**Information shown:**
--- START ---

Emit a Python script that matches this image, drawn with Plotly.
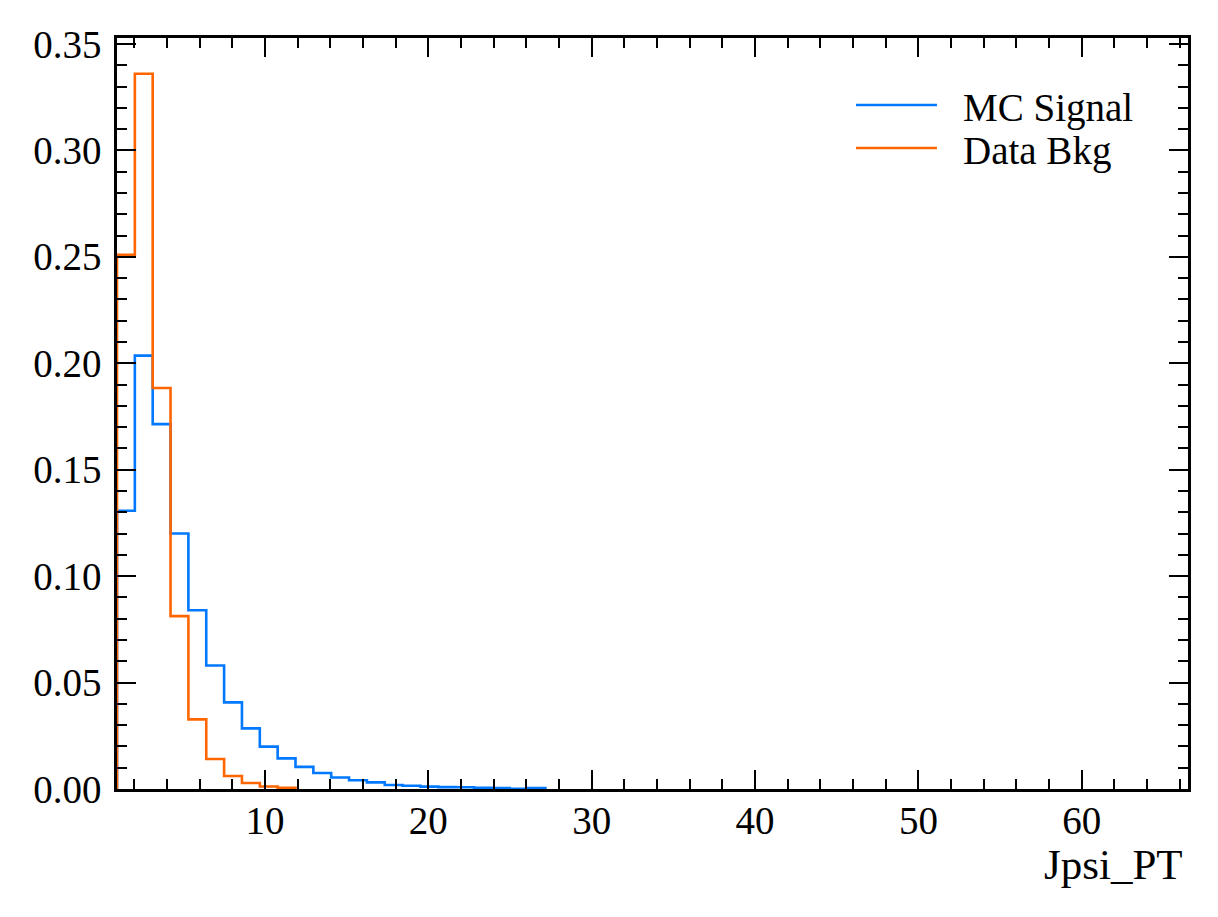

--- END ---
--- START ---

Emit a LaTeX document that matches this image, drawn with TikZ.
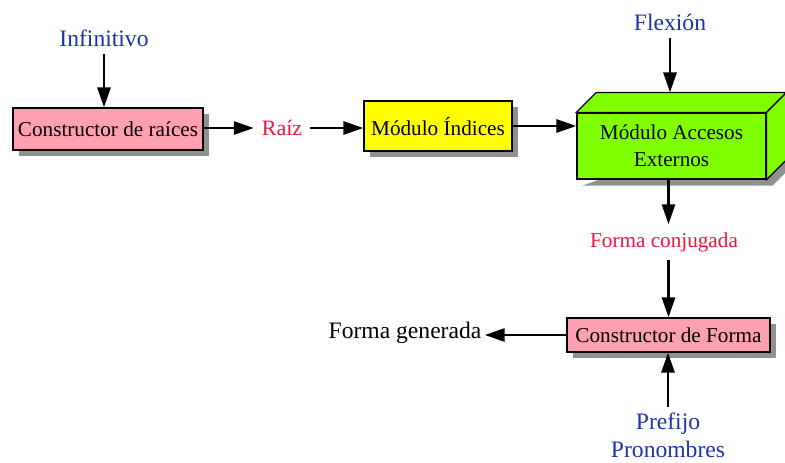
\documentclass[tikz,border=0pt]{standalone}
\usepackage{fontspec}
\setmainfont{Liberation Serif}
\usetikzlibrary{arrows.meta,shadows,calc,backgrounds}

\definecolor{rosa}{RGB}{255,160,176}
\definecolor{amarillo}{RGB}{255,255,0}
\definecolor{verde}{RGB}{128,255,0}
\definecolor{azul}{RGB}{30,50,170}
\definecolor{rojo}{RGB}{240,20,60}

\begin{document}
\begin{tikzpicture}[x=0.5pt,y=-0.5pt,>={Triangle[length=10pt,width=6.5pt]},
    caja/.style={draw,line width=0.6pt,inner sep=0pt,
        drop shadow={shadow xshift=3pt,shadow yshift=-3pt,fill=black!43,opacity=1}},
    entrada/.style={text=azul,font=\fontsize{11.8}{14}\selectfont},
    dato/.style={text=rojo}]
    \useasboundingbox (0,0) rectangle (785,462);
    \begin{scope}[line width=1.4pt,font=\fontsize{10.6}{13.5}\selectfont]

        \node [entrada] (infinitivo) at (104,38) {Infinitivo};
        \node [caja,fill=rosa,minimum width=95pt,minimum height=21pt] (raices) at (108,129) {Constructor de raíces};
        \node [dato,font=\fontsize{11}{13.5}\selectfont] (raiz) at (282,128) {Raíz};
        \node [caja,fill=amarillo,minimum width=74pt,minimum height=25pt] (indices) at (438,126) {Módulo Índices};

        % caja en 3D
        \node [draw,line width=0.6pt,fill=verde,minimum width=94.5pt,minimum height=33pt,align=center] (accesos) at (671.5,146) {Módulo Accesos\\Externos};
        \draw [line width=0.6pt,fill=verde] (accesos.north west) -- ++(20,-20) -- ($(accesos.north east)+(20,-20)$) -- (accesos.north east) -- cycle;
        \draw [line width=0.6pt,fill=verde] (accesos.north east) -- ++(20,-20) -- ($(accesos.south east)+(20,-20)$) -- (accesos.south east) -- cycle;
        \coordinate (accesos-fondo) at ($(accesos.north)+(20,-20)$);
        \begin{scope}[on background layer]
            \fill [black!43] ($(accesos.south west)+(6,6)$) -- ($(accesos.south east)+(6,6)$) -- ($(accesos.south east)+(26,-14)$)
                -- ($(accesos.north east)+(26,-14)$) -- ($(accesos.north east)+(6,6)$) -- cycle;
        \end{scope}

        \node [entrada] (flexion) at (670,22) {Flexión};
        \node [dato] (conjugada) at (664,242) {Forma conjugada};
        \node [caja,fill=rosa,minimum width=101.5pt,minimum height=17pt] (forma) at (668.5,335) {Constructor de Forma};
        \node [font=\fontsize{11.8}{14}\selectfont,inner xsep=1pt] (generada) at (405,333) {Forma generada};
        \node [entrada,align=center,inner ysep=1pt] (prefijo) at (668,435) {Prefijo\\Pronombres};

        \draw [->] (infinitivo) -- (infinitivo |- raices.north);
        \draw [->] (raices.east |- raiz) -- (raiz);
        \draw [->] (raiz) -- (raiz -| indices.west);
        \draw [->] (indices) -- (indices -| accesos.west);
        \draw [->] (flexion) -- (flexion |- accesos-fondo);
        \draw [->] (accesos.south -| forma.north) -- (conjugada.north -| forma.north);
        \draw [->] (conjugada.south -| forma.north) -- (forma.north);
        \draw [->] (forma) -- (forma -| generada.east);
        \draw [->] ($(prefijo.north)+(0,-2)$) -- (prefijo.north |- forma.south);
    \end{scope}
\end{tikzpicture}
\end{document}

--- END ---

**Your instructions:** Copy out, exactly, every line from the one that contains "Emit a LaTeX" through the one that contains "[caja,fill=amarillo,minimum width=74pt,minimum height=25pt]". Pictures stay out of the copy.

**Answer in full:**
Emit a LaTeX document that matches this image, drawn with TikZ.
\documentclass[tikz,border=0pt]{standalone}
\usepackage{fontspec}
\setmainfont{Liberation Serif}
\usetikzlibrary{arrows.meta,shadows,calc,backgrounds}

\definecolor{rosa}{RGB}{255,160,176}
\definecolor{amarillo}{RGB}{255,255,0}
\definecolor{verde}{RGB}{128,255,0}
\definecolor{azul}{RGB}{30,50,170}
\definecolor{rojo}{RGB}{240,20,60}

\begin{document}
\begin{tikzpicture}[x=0.5pt,y=-0.5pt,>={Triangle[length=10pt,width=6.5pt]},
    caja/.style={draw,line width=0.6pt,inner sep=0pt,
        drop shadow={shadow xshift=3pt,shadow yshift=-3pt,fill=black!43,opacity=1}},
    entrada/.style={text=azul,font=\fontsize{11.8}{14}\selectfont},
    dato/.style={text=rojo}]
    \useasboundingbox (0,0) rectangle (785,462);
    \begin{scope}[line width=1.4pt,font=\fontsize{10.6}{13.5}\selectfont]

        \node [entrada] (infinitivo) at (104,38) {Infinitivo};
        \node [caja,fill=rosa,minimum width=95pt,minimum height=21pt] (raices) at (108,129) {Constructor de raíces};
        \node [dato,font=\fontsize{11}{13.5}\selectfont] (raiz) at (282,128) {Raíz};
        \node [caja,fill=amarillo,minimum width=74pt,minimum height=25pt] (indices) at (438,126) {Módulo Índices};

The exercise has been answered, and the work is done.